▸ **Exercise requirements**: Set down all of the data exactly as it appears.

::::

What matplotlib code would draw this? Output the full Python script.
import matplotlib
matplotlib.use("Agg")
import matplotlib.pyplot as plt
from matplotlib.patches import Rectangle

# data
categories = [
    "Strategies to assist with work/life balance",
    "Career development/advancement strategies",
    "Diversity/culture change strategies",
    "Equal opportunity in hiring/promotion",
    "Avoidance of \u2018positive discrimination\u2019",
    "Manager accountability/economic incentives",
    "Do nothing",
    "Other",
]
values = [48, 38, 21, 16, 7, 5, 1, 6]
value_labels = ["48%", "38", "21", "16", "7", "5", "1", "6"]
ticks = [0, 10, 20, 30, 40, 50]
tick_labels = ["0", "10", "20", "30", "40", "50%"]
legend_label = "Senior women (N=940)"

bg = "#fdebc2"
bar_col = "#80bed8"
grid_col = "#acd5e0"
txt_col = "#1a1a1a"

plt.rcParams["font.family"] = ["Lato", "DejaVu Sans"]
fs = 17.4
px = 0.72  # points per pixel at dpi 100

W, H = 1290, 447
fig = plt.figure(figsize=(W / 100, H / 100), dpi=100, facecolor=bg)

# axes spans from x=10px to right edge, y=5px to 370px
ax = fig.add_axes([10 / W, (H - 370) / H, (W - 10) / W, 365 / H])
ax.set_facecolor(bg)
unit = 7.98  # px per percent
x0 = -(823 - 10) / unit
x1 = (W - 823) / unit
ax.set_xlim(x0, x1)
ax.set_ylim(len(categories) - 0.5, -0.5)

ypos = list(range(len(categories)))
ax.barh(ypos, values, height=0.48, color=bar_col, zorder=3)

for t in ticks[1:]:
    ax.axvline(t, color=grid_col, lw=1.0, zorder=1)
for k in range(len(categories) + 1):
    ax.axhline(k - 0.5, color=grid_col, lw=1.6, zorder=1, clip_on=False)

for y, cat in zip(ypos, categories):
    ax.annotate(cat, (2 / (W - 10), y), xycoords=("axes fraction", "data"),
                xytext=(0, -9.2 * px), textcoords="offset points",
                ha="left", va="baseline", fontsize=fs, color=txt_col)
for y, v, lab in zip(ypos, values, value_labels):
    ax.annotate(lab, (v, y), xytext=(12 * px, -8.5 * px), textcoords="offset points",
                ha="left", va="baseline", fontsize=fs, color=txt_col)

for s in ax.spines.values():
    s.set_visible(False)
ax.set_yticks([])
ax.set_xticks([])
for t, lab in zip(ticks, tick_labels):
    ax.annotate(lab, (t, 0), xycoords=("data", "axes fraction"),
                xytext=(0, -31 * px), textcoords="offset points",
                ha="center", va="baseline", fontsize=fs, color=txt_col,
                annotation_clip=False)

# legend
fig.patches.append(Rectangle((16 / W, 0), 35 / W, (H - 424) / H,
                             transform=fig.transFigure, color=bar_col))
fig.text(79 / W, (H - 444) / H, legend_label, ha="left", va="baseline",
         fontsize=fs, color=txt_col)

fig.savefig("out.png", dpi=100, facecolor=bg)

::::

▸ **Task result**:
What matplotlib code would draw this? Output the full Python script.
import matplotlib
matplotlib.use("Agg")
import matplotlib.pyplot as plt
from matplotlib.patches import Rectangle

# data
categories = [
    "Strategies to assist with work/life balance",
    "Career development/advancement strategies",
    "Diversity/culture change strategies",
    "Equal opportunity in hiring/promotion",
    "Avoidance of \u2018positive discrimination\u2019",
    "Manager accountability/economic incentives",
    "Do nothing",
    "Other",
]
values = [48, 38, 21, 16, 7, 5, 1, 6]
value_labels = ["48%", "38", "21", "16", "7", "5", "1", "6"]
ticks = [0, 10, 20, 30, 40, 50]
tick_labels = ["0", "10", "20", "30", "40", "50%"]
legend_label = "Senior women (N=940)"

bg = "#fdebc2"
bar_col = "#80bed8"
grid_col = "#acd5e0"
txt_col = "#1a1a1a"

plt.rcParams["font.family"] = ["Lato", "DejaVu Sans"]
fs = 17.4
px = 0.72  # points per pixel at dpi 100

W, H = 1290, 447
fig = plt.figure(figsize=(W / 100, H / 100), dpi=100, facecolor=bg)

# axes spans from x=10px to right edge, y=5px to 370px
ax = fig.add_axes([10 / W, (H - 370) / H, (W - 10) / W, 365 / H])
ax.set_facecolor(bg)
unit = 7.98  # px per percent
x0 = -(823 - 10) / unit
x1 = (W - 823) / unit
ax.set_xlim(x0, x1)
ax.set_ylim(len(categories) - 0.5, -0.5)

ypos = list(range(len(categories)))
ax.barh(ypos, values, height=0.48, color=bar_col, zorder=3)

for t in ticks[1:]:
    ax.axvline(t, color=grid_col, lw=1.0, zorder=1)
for k in range(len(categories) + 1):
    ax.axhline(k - 0.5, color=grid_col, lw=1.6, zorder=1, clip_on=False)

for y, cat in zip(ypos, categories):
    ax.annotate(cat, (2 / (W - 10), y), xycoords=("axes fraction", "data"),
                xytext=(0, -9.2 * px), textcoords="offset points",
                ha="left", va="baseline", fontsize=fs, color=txt_col)
for y, v, lab in zip(ypos, values, value_labels):
    ax.annotate(lab, (v, y), xytext=(12 * px, -8.5 * px), textcoords="offset points",
                ha="left", va="baseline", fontsize=fs, color=txt_col)

for s in ax.spines.values():
    s.set_visible(False)
ax.set_yticks([])
ax.set_xticks([])
for t, lab in zip(ticks, tick_labels):
    ax.annotate(lab, (t, 0), xycoords=("data", "axes fraction"),
                xytext=(0, -31 * px), textcoords="offset points",
                ha="center", va="baseline", fontsize=fs, color=txt_col,
                annotation_clip=False)

# legend
fig.patches.append(Rectangle((16 / W, 0), 35 / W, (H - 424) / H,
                             transform=fig.transFigure, color=bar_col))
fig.text(79 / W, (H - 444) / H, legend_label, ha="left", va="baseline",
         fontsize=fs, color=txt_col)

fig.savefig("out.png", dpi=100, facecolor=bg)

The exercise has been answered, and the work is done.